Enquanto escrevo esta coluna, centenas de pessoas em mais de 30 municípios foram, em alguma medida, vitimizadas por ingerir metanol. A situação gerou um alerta que o setor de bebidas alcoólicas vem fazendo há anos sobre os riscos do mercado ilegal e a ausência de uma política efetiva de combate à fraude e ao contrabando.
Esse problema não é exclusivo de bebidas alcoólicas. O setor de cigarros é outro que sofre com o mercado ilegal, sendo o produto mais contrabandeado do Brasil, e que correspondeu a 40% do total de mercadorias confiscadas no Brasil em 2024. Estudos recentes indicam que o comércio ilegal de cigarros é superior, até mesmo, ao comércio regular. Numa piada pronta, em SP noutro dia se fechou uma fábrica que falsificava cigarros paraguaios – de tão relevante o market share desse produto ilegal.
Os dois produtos têm em comum uma brutal carga tributária que, sob o argumento da seletividade, ou seja, do aumento artificial dos seus preços por conta dos tributos, desincentivariam o seu consumo. Tanto assim que serão alvos do novo Imposto Seletivo criado na reforma tributária.
Esse é um dos melhores exemplos da máxima de que a diferença entre o remédio e o veneno está na dose – sem trocadilhos. No intuito de reduzir o consumo de bebidas e cigarros por meio da carga tributária, o governo criou um problema muito maior: o fortalecimento do mercado ilegal e a proliferação de mercadorias infinitamente mais danosas à saúde do que aqueles produzidos pelo mercado regular e altamente fiscalizados.
O equilíbrio entre a tributação necessária para desincentivar o consumo de produtos tidos como danosos à saúde e o estímulo a práticas de comercialização ilegal não é dilema exclusivo do Brasil, sendo estudado em todo o mundo. A OCDE reconhece que o risco do contrabando deve ser um dos fatores considerados na definição de tributos seletivos. O problema é que o Brasil parece ver a questão apenas sob o prisma da arrecadação, elegendo cigarros e bebidas como panaceia para o rombo fiscal.

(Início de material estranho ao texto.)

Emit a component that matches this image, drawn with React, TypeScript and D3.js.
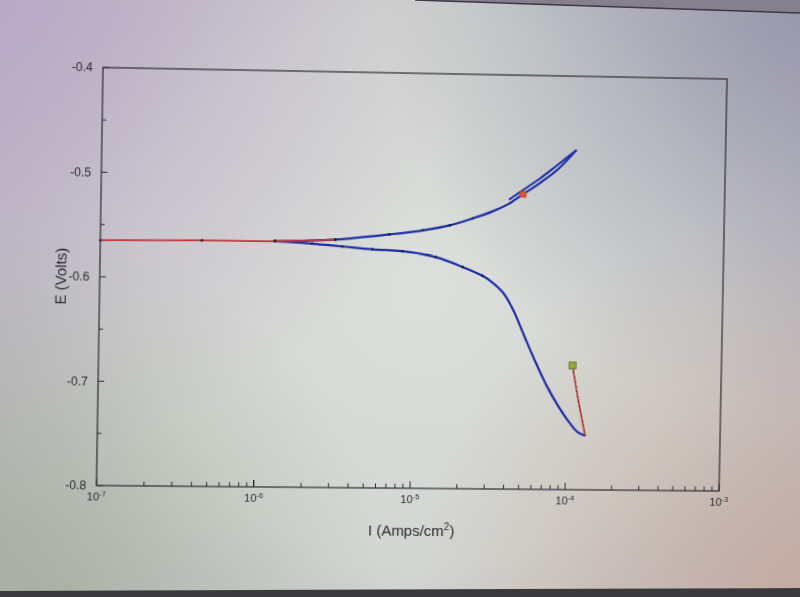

O que se percebe, no entanto, é um resultado diverso do desejado. Os hábitos que se pretende inibir se mantém, o consumo dos produtos tributados cai – porque eles são substituídos por ilegais – e governo perde a arrecadação que teria com a venda produto legal, dado que o ilegal, obviamente, não gera tributo algum. Ou seja, o aumento exagerado da carga tributária torna o preço do produto regular proibitivo, e o resultado não é a redução do consumo, mas a busca pelo produto mais barato e, quase sempre, ilegal.
Com isso, o governo enfrenta desafios muito maiores que o vício localizado: além de perder a batalha contra o consumo de produtos regulares, observa, sem reação, as mortes causadas pelos produtos ilegais e o clima de pavor criado pelas bebidas falsificadas. A reação do Congresso é simplória: aumentar as penas dos crimes de falsificação de bebidas – medida que, ainda que positiva, não resolverá o problema enquanto esses produtos forem hipertributados.
É necessária uma revisão séria e técnica sobre o tema do contrabando. A política de tributar determinados produtos, sem um parâmetro adequado, já se mostrou fracassada, e a insistência no tema por meio do Imposto Seletivo tende a agravar ainda mais o desafio do mercado regular de sobreviver em meio a uma política que estimula a sonegação e a ilegalidade e fortalece o crime organizado.
Que se promovam as medidas propostas pela Câmara e que haja maior fiscalização e punição aos produtores de produtos ilegais. Mas também é essencial a imediata revisão das políticas fiscais de seletividade de produtos, sob pena de afastar o mercado legal e nos colocar à mercê do crime organizado, que se fortalece e enriquece cada vez mais.